Wright has constructed five walls of varying sizes around Madsen’s two-acre Kawela property in the past two years. He can put a dry stack wall together in about one week, give or take, and does most of the work without a level or string to guide him. The yard is now lush with grass and accented by red-brown walls, some low and circular to enclose plants, and others tall and sloping to border the hill. Since he worked on Madsen’s yard, he’s done similar work for one other client but doesn’t run a formal business.

Madsen said he sees Wright as an artist, visualizing and creating.

“I think there’s an inherit talent there,” said Madsen. “I don’t have it. I don’t think I could ever have it … ‘cause what he does is so beautiful.”

Like any artist, Wright wrestles with his creation but is also learning to “let my ideas flow.”

“Certain ones, I kinda fight with them sometimes,” he said of the rocks. “I want it to go there but it just doesn’t want to go there. … Now I kinda see the rocks in different ways. I thought they only could stack one way. Now I kinda know that you can move [them] around.”

The walls need maintenance occasionally, especially as deer running through the property can knock some of the top rocks loose, explained Wright. However, Madsen said they’ve had to do very little repairs to the walls in the two years they’ve been standing.

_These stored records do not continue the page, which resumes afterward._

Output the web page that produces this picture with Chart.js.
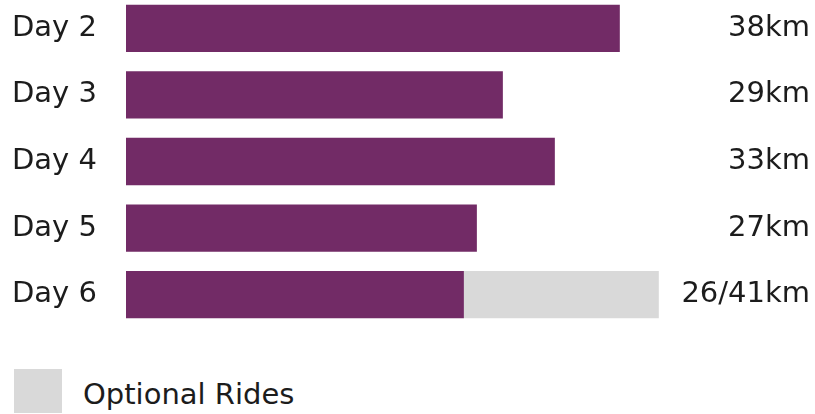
<!DOCTYPE html>
<html>
<head>
<meta charset="utf-8">
<script src="https://cdn.jsdelivr.net/npm/chart.js@4/dist/chart.umd.min.js"></script>
<style>
    body { margin: 0; background: #fff; width: 815px; height: 414px; overflow: hidden; position: relative; font-family: 'DejaVu Sans', sans-serif; }
    .chart-wrap { position: absolute; left: 0; top: -5px; width: 815px; height: 333px; }
    .legend-box { position: absolute; left: 14px; top: 369px; width: 48px; height: 44px; background: #d9d9d9; }
    .legend-text { position: absolute; left: 83px; top: 377px; font-size: 29px; line-height: 34px; color: #1c1c1c; white-space: nowrap; }
</style>
</head>
<body>
<div class="chart-wrap"><canvas id="rideChart"></canvas></div>
<div class="legend-box"></div>
<span class="legend-text">Optional Rides</span>
<script>
const days = ['Day 2', 'Day 3', 'Day 4', 'Day 5', 'Day 6'];
const mainRides = [38, 29, 33, 27, 26];
const optionalRides = [0, 0, 0, 0, 15];
const distanceLabels = ['38km', '29km', '33km', '27km', '26/41km'];

const purple = '#722b66';
const grey = '#d9d9d9';

class RideChart {
    constructor() {
        this.ctx = document.getElementById('rideChart').getContext('2d');
        this.chart = new Chart(this.ctx, this.buildConfig());
    }

    // fixed width for a side axis, and no extra room above/below for half labels
    fixAxis(width) {
        return (scale) => {
            scale.width = width;
            scale.paddingTop = 0;
            scale.paddingBottom = 0;
        };
    }

    buildConfig() {
        const tickFont = { family: 'DejaVu Sans', size: 29 };
        return {
            type: 'bar',
            data: {
                labels: days,
                datasets: [{
                    label: 'Main Rides',
                    data: mainRides,
                    backgroundColor: purple,
                    barPercentage: 0.71,
                    categoryPercentage: 1
                }, {
                    label: 'Optional Rides',
                    data: optionalRides,
                    backgroundColor: grey,
                    barPercentage: 0.71,
                    categoryPercentage: 1
                }]
            },
            options: {
                indexAxis: 'y',
                responsive: true,
                maintainAspectRatio: false,
                animation: false,
                layout: { padding: { left: 12, right: 5, top: 0, bottom: 0 } },
                scales: {
                    x: {
                        stacked: true,
                        min: 0,
                        max: 42.4,
                        display: false
                    },
                    y: {
                        stacked: true,
                        grid: { display: false },
                        border: { display: false },
                        ticks: { color: '#1c1c1c', font: tickFont, crossAlign: 'far', padding: 0 },
                        afterFit: this.fixAxis(114)
                    },
                    yRight: {
                        type: 'category',
                        position: 'right',
                        labels: distanceLabels,
                        grid: { display: false },
                        border: { display: false },
                        ticks: { color: '#1c1c1c', font: tickFont, crossAlign: 'far', padding: 0 },
                        afterFit: this.fixAxis(133)
                    }
                },
                plugins: {
                    legend: { display: false },
                    tooltip: { enabled: false }
                }
            }
        };
    }
}

document.addEventListener('DOMContentLoaded', () => {
    window.rideChart = new RideChart();
});
</script>
</body>
</html>
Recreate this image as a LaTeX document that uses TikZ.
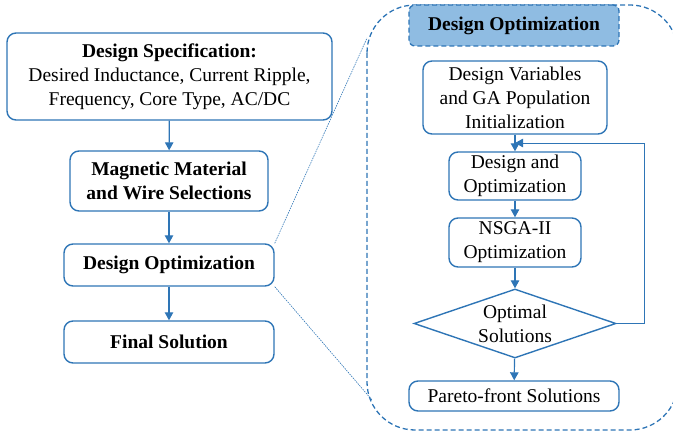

Wright said he doesn’t know of any other individuals or businesses that actively practice dry stacking on Molokai and feels it’s a disappearing piece of Hawaiian culture. A friend has asked him to share his skills with high school students and while he said he’s no teacher, he’s happy to share his newfound passion.


A wall on Madsen’s property. Photo by Colleen Uechi.

Ultimately, Wright’s goal is to help rebuild a fishpond, he said. According to the U.S. Environmental Protection Agency, about 95 percent of Hawaii’s fishponds need some sort of restoration. On Molokai, fishpond maintenance is active, with individuals and organizations alike putting together efforts to do such work as rebuilding walls and removing invasive mangrove. Wright sees dry stacking as an opportunity to revive a lost art while at the same time revitalizing Molokai’s sustainability.

“Putting the pond together might actually make things better for the ocean,” he said. “… It could kinda bring back our ecosystem.”

The former mason doesn’t have any concrete plans in the works yet, but in the meantime he’ll keep practicing with the rocks. He builds and rebuilds, and always, lets the rocks speak.

“Every rock has its own face,” said Wright. “Every rock has its own character. … It’s kind of a natural thing. I think it’s in the dirt, in the hands, in you, in me.”